Demikian pula dengan lamanya waktu ketika mereka mengurus perizinan. Para konsultan IFC akhirnya tertawa memaklumi dan berterima kasih atas keterusterangan kami dalam mengkonfirmasi data mereka.
Diundang Khusus
Para peserta kegiatan ini adalah mereka yang direkomendasikan oleh Kedutaan AS di suatu negara kepada Pemerintah AS. Peserta tidak mendaftar untuk mengikuti program ini namun diseleksi berdasarkan kiprah para peserta secara profesional di suatu bidang dan memutuskan untuk mengundang mereka.
Penulis diundang karena kiprahnya dalam mengelola kegiatan kewirausahaan di Pusat Kewirausahaan Universitas Negeri Makassar (UNM) sejak tahun 2009 dan staf ahli Wali Kota Makassar Bidang Psikologi dan Pendidikan sejak 2010.
Kami diudang IVLP dalam bidang entrepreneurship and innovation bersama tujuh peserta lainnya dari Indonesia yakni Diana Chalil (dosen Fakultas Pertanian Universitas Sumatera Utara), Nurullita Berlianti (Direktur CV Magnet Zone, Surabaya), Sani Nurhasanah (pemilik kelompok tani ternak Mekar, Garut), Muhammad Andy Zaky (CEO & Kepala Editor PT Teknopreneur Indonesia, Bandung), FNU Juwanda (CEO Nuesto Technology, Bandung), Arief Widhiyasa (CEO Agate Studio, bandung), dan Sedek Bahta (Ketua Hubungan Internasional Ikatan Pemuda Muhammadiyah, Jakarta).
Ada Demo
Setelah diterima secara resmi oleh Mr Charles B Kellet, penanggung jawab proyek ini dari Kementerian Luar Negeri AS didampingi oleh Ms Amy Reed (Program Officer dari World Learning), maka selanjutnya acara kami diisi dengan pertemuan dengan para profesional.
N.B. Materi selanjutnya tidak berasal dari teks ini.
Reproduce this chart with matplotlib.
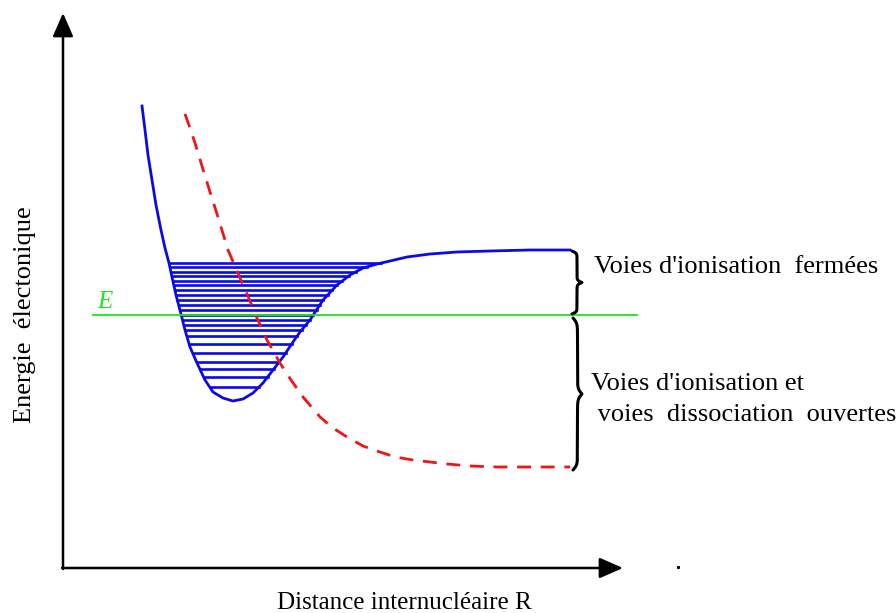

Antara lain berdiskusi mengenai budaya entrepreneurial Amerika dengan Richard Linowes (profesor dari Kogod School of Business, American University) dan berkunjung ke Biro Statistik Tenaga Kerja untuk mendapatkan informasi mengenai data wirausaha di AS dari Mr Akbar Sadeghi.
Juga dilakukan pertemuan dengan Ms Jane Boorman yang menerangkan tentang kegiatan US Small Business Administration (SBA), sebuah organisasi yang telah bekerja sejak 1953 dan memiliki beragam kegiatan untuk membantu pengembangan wirausaha bagi masyarakat di AS, baik berupa pemberian pinjaman, pemberian konsultasi bisnis dan konsultasi hukum, pemberian pelatihan, dan sebagainya.
Di Washington, kami sempat menyaksikan serombongan demonstran yang sedang menyuarakan protes mereka kepada pemerintah atas pengangguran yang terjadi saat ini.
Mereka berkumpul di suatu lokasi di dekat gedung World Learning tempat pertemuan kami dan mendirikan tenda-tenda untuk bermalam di lapangan tersebut selama protes mereka.
Amerika ternyata masih menghadapi permasalahan pengangguran yang tinggi sejak krisis melanda negaranya beberapa waktu lalu. Negara adidaya ini masih memiliki warga yang menuntut kesejahteraan hidup.
Wirausaha Muda
Selain di Washington, rombongan juga mengunjungi Kota
New York. Lokasi kami menginap di salah satu hotel yang letaknya di samping gedung WTC yang menjadi sasaran bom bunuh diri, 9 September 2001.
Acara utama di kota ini adalah menghadiri The Kairos Global Summit 2012, suatu yayasan nirlaba yang didirikan pada 2008 dan beranggotakan 700 mahasiswa dari 14 negara yang telah merintis kegiatan wirausaha dan melakukan inovasi dalam pengembangan bisnis mereka.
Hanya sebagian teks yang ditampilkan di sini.